[GIVEN PROBLEM]: Please restate the following records word for word.

[RECORDS SUPPLIED]:
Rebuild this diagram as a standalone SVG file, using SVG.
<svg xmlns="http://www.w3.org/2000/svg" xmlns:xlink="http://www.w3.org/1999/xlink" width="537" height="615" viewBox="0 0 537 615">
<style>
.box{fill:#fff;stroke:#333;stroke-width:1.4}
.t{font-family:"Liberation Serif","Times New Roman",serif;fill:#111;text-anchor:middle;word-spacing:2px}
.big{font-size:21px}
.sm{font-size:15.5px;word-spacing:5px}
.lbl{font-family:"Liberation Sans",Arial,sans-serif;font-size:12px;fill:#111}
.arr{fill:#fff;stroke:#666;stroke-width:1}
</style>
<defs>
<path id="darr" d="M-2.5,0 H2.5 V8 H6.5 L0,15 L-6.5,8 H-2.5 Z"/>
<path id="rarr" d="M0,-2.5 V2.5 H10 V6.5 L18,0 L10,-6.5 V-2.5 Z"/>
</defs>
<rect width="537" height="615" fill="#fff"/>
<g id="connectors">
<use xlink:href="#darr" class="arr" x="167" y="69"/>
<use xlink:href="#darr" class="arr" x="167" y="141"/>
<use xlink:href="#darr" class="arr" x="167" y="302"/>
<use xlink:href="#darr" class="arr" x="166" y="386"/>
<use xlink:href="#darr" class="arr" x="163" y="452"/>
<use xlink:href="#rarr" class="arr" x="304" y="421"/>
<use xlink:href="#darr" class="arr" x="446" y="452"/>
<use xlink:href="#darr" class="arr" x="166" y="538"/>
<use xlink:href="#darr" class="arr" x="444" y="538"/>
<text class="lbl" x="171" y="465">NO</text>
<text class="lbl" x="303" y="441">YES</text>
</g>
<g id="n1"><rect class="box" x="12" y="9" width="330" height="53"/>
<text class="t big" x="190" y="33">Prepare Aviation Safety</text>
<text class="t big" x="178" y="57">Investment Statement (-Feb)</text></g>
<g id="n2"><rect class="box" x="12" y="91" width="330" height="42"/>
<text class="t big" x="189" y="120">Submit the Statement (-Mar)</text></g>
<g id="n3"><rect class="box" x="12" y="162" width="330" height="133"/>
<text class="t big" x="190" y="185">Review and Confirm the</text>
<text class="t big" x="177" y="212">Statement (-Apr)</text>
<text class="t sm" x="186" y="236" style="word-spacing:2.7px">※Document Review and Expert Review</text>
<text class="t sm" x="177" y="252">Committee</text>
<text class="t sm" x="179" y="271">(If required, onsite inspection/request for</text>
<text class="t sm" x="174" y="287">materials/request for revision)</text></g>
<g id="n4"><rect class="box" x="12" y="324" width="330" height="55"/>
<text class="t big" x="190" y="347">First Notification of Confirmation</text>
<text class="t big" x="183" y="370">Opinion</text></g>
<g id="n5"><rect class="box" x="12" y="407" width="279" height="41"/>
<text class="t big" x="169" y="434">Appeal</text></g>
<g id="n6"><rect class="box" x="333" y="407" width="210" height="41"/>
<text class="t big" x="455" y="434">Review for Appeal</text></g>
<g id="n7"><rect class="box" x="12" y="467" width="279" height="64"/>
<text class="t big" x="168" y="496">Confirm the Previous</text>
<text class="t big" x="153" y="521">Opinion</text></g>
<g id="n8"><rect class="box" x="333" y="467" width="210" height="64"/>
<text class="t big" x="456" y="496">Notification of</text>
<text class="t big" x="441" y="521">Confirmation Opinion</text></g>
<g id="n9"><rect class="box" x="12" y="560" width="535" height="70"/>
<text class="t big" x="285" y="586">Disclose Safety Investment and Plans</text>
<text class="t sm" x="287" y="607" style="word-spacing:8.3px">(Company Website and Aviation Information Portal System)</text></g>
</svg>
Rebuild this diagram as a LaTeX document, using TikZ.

[RESPONSE TO THE EXERCISE]:
Rebuild this diagram as a standalone SVG file, using SVG.
<svg xmlns="http://www.w3.org/2000/svg" xmlns:xlink="http://www.w3.org/1999/xlink" width="537" height="615" viewBox="0 0 537 615">
<style>
.box{fill:#fff;stroke:#333;stroke-width:1.4}
.t{font-family:"Liberation Serif","Times New Roman",serif;fill:#111;text-anchor:middle;word-spacing:2px}
.big{font-size:21px}
.sm{font-size:15.5px;word-spacing:5px}
.lbl{font-family:"Liberation Sans",Arial,sans-serif;font-size:12px;fill:#111}
.arr{fill:#fff;stroke:#666;stroke-width:1}
</style>
<defs>
<path id="darr" d="M-2.5,0 H2.5 V8 H6.5 L0,15 L-6.5,8 H-2.5 Z"/>
<path id="rarr" d="M0,-2.5 V2.5 H10 V6.5 L18,0 L10,-6.5 V-2.5 Z"/>
</defs>
<rect width="537" height="615" fill="#fff"/>
<g id="connectors">
<use xlink:href="#darr" class="arr" x="167" y="69"/>
<use xlink:href="#darr" class="arr" x="167" y="141"/>
<use xlink:href="#darr" class="arr" x="167" y="302"/>
<use xlink:href="#darr" class="arr" x="166" y="386"/>
<use xlink:href="#darr" class="arr" x="163" y="452"/>
<use xlink:href="#rarr" class="arr" x="304" y="421"/>
<use xlink:href="#darr" class="arr" x="446" y="452"/>
<use xlink:href="#darr" class="arr" x="166" y="538"/>
<use xlink:href="#darr" class="arr" x="444" y="538"/>
<text class="lbl" x="171" y="465">NO</text>
<text class="lbl" x="303" y="441">YES</text>
</g>
<g id="n1"><rect class="box" x="12" y="9" width="330" height="53"/>
<text class="t big" x="190" y="33">Prepare Aviation Safety</text>
<text class="t big" x="178" y="57">Investment Statement (-Feb)</text></g>
<g id="n2"><rect class="box" x="12" y="91" width="330" height="42"/>
<text class="t big" x="189" y="120">Submit the Statement (-Mar)</text></g>
<g id="n3"><rect class="box" x="12" y="162" width="330" height="133"/>
<text class="t big" x="190" y="185">Review and Confirm the</text>
<text class="t big" x="177" y="212">Statement (-Apr)</text>
<text class="t sm" x="186" y="236" style="word-spacing:2.7px">※Document Review and Expert Review</text>
<text class="t sm" x="177" y="252">Committee</text>
<text class="t sm" x="179" y="271">(If required, onsite inspection/request for</text>
<text class="t sm" x="174" y="287">materials/request for revision)</text></g>
<g id="n4"><rect class="box" x="12" y="324" width="330" height="55"/>
<text class="t big" x="190" y="347">First Notification of Confirmation</text>
<text class="t big" x="183" y="370">Opinion</text></g>
<g id="n5"><rect class="box" x="12" y="407" width="279" height="41"/>
<text class="t big" x="169" y="434">Appeal</text></g>
<g id="n6"><rect class="box" x="333" y="407" width="210" height="41"/>
<text class="t big" x="455" y="434">Review for Appeal</text></g>
<g id="n7"><rect class="box" x="12" y="467" width="279" height="64"/>
<text class="t big" x="168" y="496">Confirm the Previous</text>
<text class="t big" x="153" y="521">Opinion</text></g>
<g id="n8"><rect class="box" x="333" y="467" width="210" height="64"/>
<text class="t big" x="456" y="496">Notification of</text>
<text class="t big" x="441" y="521">Confirmation Opinion</text></g>
<g id="n9"><rect class="box" x="12" y="560" width="535" height="70"/>
<text class="t big" x="285" y="586">Disclose Safety Investment and Plans</text>
<text class="t sm" x="287" y="607" style="word-spacing:8.3px">(Company Website and Aviation Information Portal System)</text></g>
</svg>
Rebuild this diagram as a LaTeX document, using TikZ.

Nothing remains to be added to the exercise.